Este tipo de relato se repite a lo largo del mercado. Mª Teresa Martínez, regente de “Tía Teresa”, empezó a despachar a los once años y no ha parado desde entonces. Con ternura en la voz, recuerda cómo sus hijos comenzaron a ayudarle en los días de más faena, y cómo poco a poco se fueron quedando, haciendo suyo ese pequeño mundo de mostradores, clientes habituales y productos frescos. “Sabes cómo se llama cada cliente, lo que le gusta. Al final ya son casi de la familia”, explica. Una confianza que solo se construye tras décadas de trato directo.
El Mercado Central, también lugar de emprendimiento
El Mercado Central es también una historia de relevo generacional. Lejos de la narrativa fatalista que anuncia la desaparición del comercio tradicional, aquí se respira futuro. Jóvenes que han crecido entre cajas de fruta y hielo ahora toman el timón de los negocios de sus padres.
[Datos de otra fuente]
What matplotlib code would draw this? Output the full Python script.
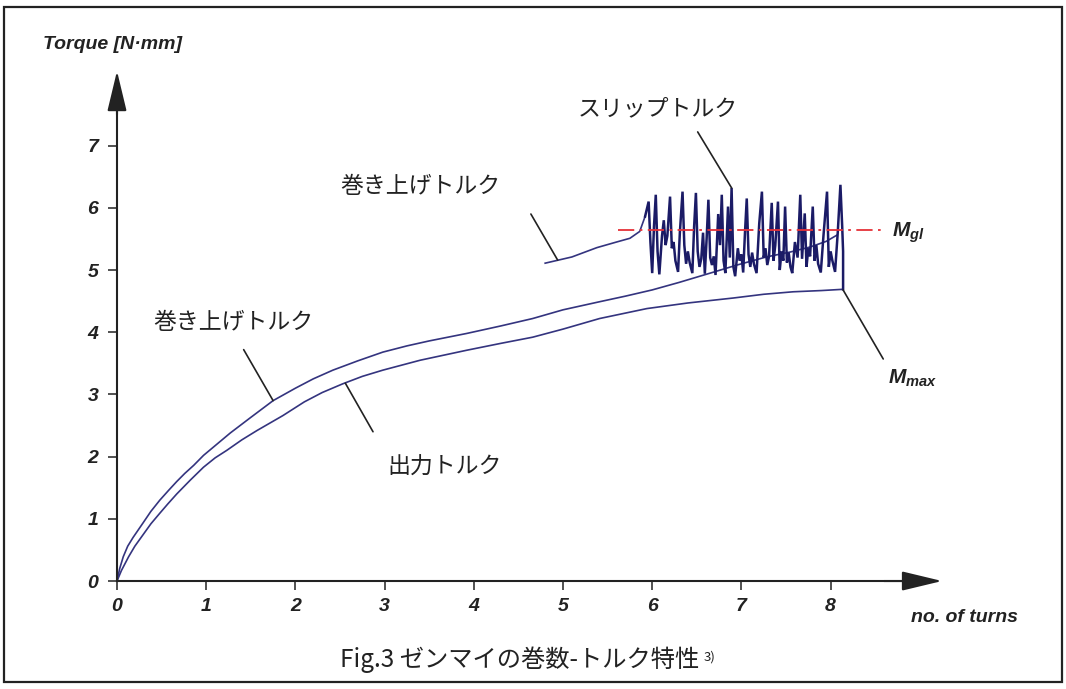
import matplotlib
matplotlib.use("Agg")
import matplotlib.pyplot as plt
from matplotlib.patches import Rectangle

# ── data (turns, torque N·mm) ──────────────────────────────────────────────
wind_t = [0, 0.03, 0.07, 0.12, 0.18, 0.29, 0.38, 0.48, 0.58, 0.67, 0.76, 0.86,
          0.97, 1.12, 1.27, 1.49, 1.75, 2.00, 2.20, 2.42, 2.70, 2.98, 3.25,
          3.50, 3.92, 4.30, 4.66, 5.00, 5.41, 5.70, 6.00, 6.30, 6.65, 6.95,
          7.28, 7.55, 7.77, 7.95, 8.07]
wind_T = [0, 0.20, 0.39, 0.56, 0.70, 0.93, 1.12, 1.30, 1.46, 1.60, 1.73, 1.86,
          2.02, 2.20, 2.38, 2.62, 2.90, 3.10, 3.25, 3.39, 3.54, 3.68, 3.78,
          3.86, 3.98, 4.10, 4.22, 4.36, 4.49, 4.58, 4.68, 4.80, 4.95, 5.08,
          5.21, 5.29, 5.37, 5.46, 5.56]

out_t = [0, 0.05, 0.13, 0.20, 0.29, 0.38, 0.48, 0.57, 0.67, 0.82, 0.97, 1.10,
         1.23, 1.40, 1.57, 1.86, 2.10, 2.30, 2.53, 2.75, 2.98, 3.40, 3.92,
         4.30, 4.66, 5.00, 5.41, 5.94, 6.40, 6.91, 7.25, 7.58, 7.90, 8.14]
out_T = [0, 0.17, 0.39, 0.56, 0.74, 0.92, 1.09, 1.24, 1.40, 1.62, 1.83, 1.98,
         2.10, 2.27, 2.42, 2.66, 2.88, 3.03, 3.17, 3.29, 3.39, 3.55, 3.71,
         3.82, 3.92, 4.05, 4.22, 4.38, 4.47, 4.55, 4.61, 4.65, 4.67, 4.69]

# winding torque just before slipping starts
pre_t = [4.80, 4.95, 5.10, 5.38, 5.60, 5.75, 5.86, 5.92]
pre_T = [5.11, 5.16, 5.21, 5.36, 5.45, 5.51, 5.62, 5.86]

# slip torque (stick-slip trace)
slip_t = [5.92, 5.96, 5.98, 6.00, 6.02, 6.04, 6.06, 6.08, 6.11, 6.13, 6.15, 6.17,
          6.20, 6.22, 6.24, 6.26, 6.29, 6.31, 6.34, 6.36, 6.38, 6.40, 6.42, 6.45,
          6.47, 6.49, 6.51, 6.53, 6.55, 6.57, 6.59, 6.61, 6.63, 6.65, 6.67, 6.69,
          6.71, 6.74, 6.76, 6.78, 6.80, 6.82, 6.85, 6.87, 6.89, 6.91, 6.93, 6.96,
          6.98, 7.00, 7.02, 7.04, 7.06, 7.08, 7.10, 7.12, 7.14, 7.17, 7.20, 7.23,
          7.25, 7.27, 7.29, 7.31, 7.34, 7.36, 7.38, 7.41, 7.43, 7.45, 7.47, 7.49,
          7.51, 7.53, 7.55, 7.57, 7.60, 7.63, 7.66, 7.68, 7.71, 7.73, 7.75, 7.77,
          7.80, 7.82, 7.84, 7.86, 7.89, 7.92, 7.96, 7.98, 8.00, 8.02, 8.05, 8.08,
          8.11, 8.13, 8.14, 8.14]
slip_T = [5.86, 6.10, 5.45, 4.95, 5.70, 6.21, 5.30, 4.93, 5.55, 5.80, 5.40, 5.55,
          6.18, 5.35, 5.45, 5.15, 4.97, 5.60, 6.26, 5.40, 5.10, 5.30, 5.12, 4.95,
          5.70, 6.24, 5.30, 5.05, 5.18, 5.60, 4.94, 5.50, 6.13, 5.20, 5.08, 5.22,
          4.92, 5.90, 5.40, 6.21, 5.15, 4.95, 6.02, 5.20, 6.32, 5.05, 4.90, 5.35,
          5.15, 5.25, 4.96, 5.60, 6.15, 5.25, 5.05, 5.28, 5.10, 4.95, 5.75, 6.26,
          5.20, 5.35, 5.08, 5.22, 6.08, 5.15, 5.40, 6.10, 5.00, 5.30, 5.15, 6.02,
          5.12, 5.28, 5.05, 4.95, 5.45, 5.20, 6.21, 5.18, 5.91, 5.05, 5.35, 5.22,
          6.02, 5.15, 5.40, 5.10, 4.96, 5.55, 6.26, 5.05, 5.30, 5.15, 4.97, 5.60,
          6.37, 5.70, 5.30, 4.69]

M_gl = 5.65
x_ticks = [0, 1, 2, 3, 4, 5, 6, 7, 8]
y_ticks = [0, 1, 2, 3, 4, 5, 6, 7]

plt.rcParams["font.family"] = ["Liberation Sans", "Noto Sans CJK JP"]
plt.rcParams["mathtext.fontset"] = "custom"
plt.rcParams["mathtext.it"] = "Liberation Sans:italic:bold"
plt.rcParams["mathtext.rm"] = "Liberation Sans:bold"

INK = "#222222"
NAVY = "#34347f"
NAVY_DK = "#1b1b66"
JP = ["Noto Sans CJK JP", "DejaVu Sans"]
TICKFONT = dict(family="Liberation Sans", weight="bold", style="italic", size=14)

fig = plt.figure(figsize=(10.66, 6.89), dpi=100)
ax = fig.add_axes([0, 0, 1, 1])
ax.set_xlim(-1.3117, 10.639)
ax.set_ylim(-1.736, 9.341)
ax.patch.set_alpha(0)

# outer frame
fig.patches.append(Rectangle((4 / 1066, 7 / 689), 1058 / 1066, 675 / 689,
                             transform=fig.transFigure, fill=False,
                             lw=1.6, edgecolor=INK))

# ── axes with arrow heads ───────────────────────────────────────────────────
for side in ("top", "right"):
    ax.spines[side].set_visible(False)
for side in ("left", "bottom"):
    ax.spines[side].set_position(("data", 0))
    ax.spines[side].set_linewidth(1.5)
    ax.spines[side].set_color(INK)
ax.spines["left"].set_bounds(0, 7.8)
ax.spines["bottom"].set_bounds(0, 8.95)
arrow = dict(arrowstyle="-|>,head_length=2.5,head_width=0.6", mutation_scale=10,
             color=INK, lw=1.5, shrinkA=0, shrinkB=0)
ax.annotate("", xy=(0, 8.2), xytext=(0, 7.5), arrowprops=arrow)
ax.annotate("", xy=(9.25, 0), xytext=(8.6, 0), arrowprops=arrow)

ax.set_xticks(x_ticks)
ax.set_yticks(y_ticks)
ax.set_xticklabels([str(v) for v in x_ticks], fontdict=TICKFONT, color=INK)
ax.set_yticklabels([str(v) for v in y_ticks], fontdict=TICKFONT, color=INK)
ax.tick_params(axis="both", direction="out", length=6.5, width=1.1, color=INK)
ax.tick_params(axis="y", pad=7)
ax.tick_params(axis="x", pad=6)

ax.text(-0.83, 8.62, "Torque [N·mm]", ha="left", va="center", color=INK,
        family="Liberation Sans", weight="bold", style="italic", size=14)
ax.text(8.90, -0.58, "no. of turns", ha="left", va="center", color=INK,
        family="Liberation Sans", weight="bold", style="italic", size=14)

# ── curves ─────────────────────────────────────────────────────────────────
ax.plot(wind_t, wind_T, color=NAVY, lw=1.2, solid_joinstyle="round")
ax.plot(out_t, out_T, color=NAVY, lw=1.2, solid_joinstyle="round")
ax.plot(pre_t, pre_T, color=NAVY, lw=1.2, solid_joinstyle="round")
ax.plot(slip_t, slip_T, color=NAVY_DK, lw=1.8, solid_joinstyle="miter")
ax.plot([5.62, 8.58], [M_gl, M_gl], color="#e53238", lw=1.3,
        linestyle=(0, (9, 3, 1.5, 3)))

# ── leader lines + labels ──────────────────────────────────────────────────
lead = dict(arrowstyle="-", color=INK, lw=1.2, shrinkA=0, shrinkB=0)
ax.annotate("", xy=(4.94, 5.16), xytext=(4.64, 5.90), arrowprops=lead)
ax.annotate("", xy=(1.75, 2.90), xytext=(1.42, 3.72), arrowprops=lead)
ax.annotate("", xy=(2.56, 3.18), xytext=(2.87, 2.40), arrowprops=lead)
ax.annotate("", xy=(6.89, 6.32), xytext=(6.51, 7.22), arrowprops=lead)
ax.annotate("", xy=(8.14, 4.68), xytext=(8.59, 3.57), arrowprops=lead)

ax.text(2.50, 6.35, "巻き上げトルク", family=JP, size=16.5, color=INK,
        ha="left", va="center")
ax.text(5.16, 7.60, "スリップトルク", family=JP, size=16.5, color=INK,
        ha="left", va="center")
ax.text(0.41, 4.15, "巻き上げトルク", family=JP, size=16.5, color=INK,
        ha="left", va="center")
ax.text(3.03, 1.83, "出力トルク", family=JP, size=16.5, color=INK,
        ha="left", va="center")
ax.text(8.69, 5.60, r"$M_{gl}$", size=15, color=INK, ha="left", va="center")
ax.text(8.64, 3.26, r"$M_{max}$", size=15, color=INK, ha="left", va="center")

cap = fig.text(340 / 1066, 1 - 660 / 689, "Fig.3 ゼンマイの巻数-トルク特性",
               family=JP, size=17.5, color=INK, ha="left", va="center")
ax.annotate("3)", xy=(1, 0.62), xycoords=cap, xytext=(3, 0),
            textcoords="offset points", family=JP, size=9.5, color=INK,
            ha="left", va="center")

fig.savefig("out.png", dpi=100)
Y no solo eso, también hay quienes, sin herencia directa, deciden apostar por este espacio como plataforma para emprender. Es el caso de Virginia Gallego, cofundadora de “Benvolgut Aperitius”, un puesto dedicado a vermuts y aperitivos ecológicos hechos en Godella. “Vendemos botellas a granel que los clientes pueden recargar, incluso sifones. Es una forma de consumir responsablemente y recordar a nuestros abuelos”, cuenta con una sonrisa. Ella no proviene de una saga de comerciantes, pero se siente parte de esta gran familia que forma el mercado.
Y es que, si hay algo que define al Mercado Central es su capacidad de adaptarse sin renunciar a su esencia. Paco Solaz, charcutero con más de 40 años de experiencia, lo resume con claridad: “Lo mejor que tenemos es el tú a tú con el cliente. Eso no lo consigues en una gran superficie”.
Casi cien años de Mercado Central, tradición e innovación
El mercado también refleja la riqueza cultural de una ciudad cada vez más diversa. En el puesto Tropical Market, Nuria Mares se mezclan ñames africanos, plátanos macho caribeños y mangos dulces del trópico. Su clientela está formada tanto por valencianos como personas de origen extranjero. Ellos buscan en esos productos un puente con sus raíces o una nueva forma de cocinar. “Hay gente que viene a hacer ceviche peruano y te pide choclo, o que simplemente quiere innovar. Aquí encuentran todo”, comenta. Lo interesante es que estos productos, antes considerados exóticos, ya forman parte de la cotidianidad de muchos hogares.
Los pasillos del Mercado Central están llenos de pequeñas historias como estas. La de Emilio Folgado, agricultor y vendedor que compra cada mañana en Mercavalencia para ofrecer fruta sin intermediarios. La de Marián Ventura, cuarta generación de pescaderas, que recuerda haber visto crecer a los hijos de sus clientes. O la de Domingo Rodríguez, el “number one de las especias”, como lo llaman, quien conserva clientes cuyos abuelos ya compraban en su parada. Todos coinciden en algo, este mercado no es solo un lugar de trabajo, es una familia extendida.
Con casi 300 puestos y alrededor de 20.000 productos distintos, el Mercado Central de València no es solo un lugar para hacer la compra. Es un refugio de oficios esenciales, un cruce de generaciones, un corazón que late cada mañana con fuerza propia. Es, en definitiva, un patrimonio vivo.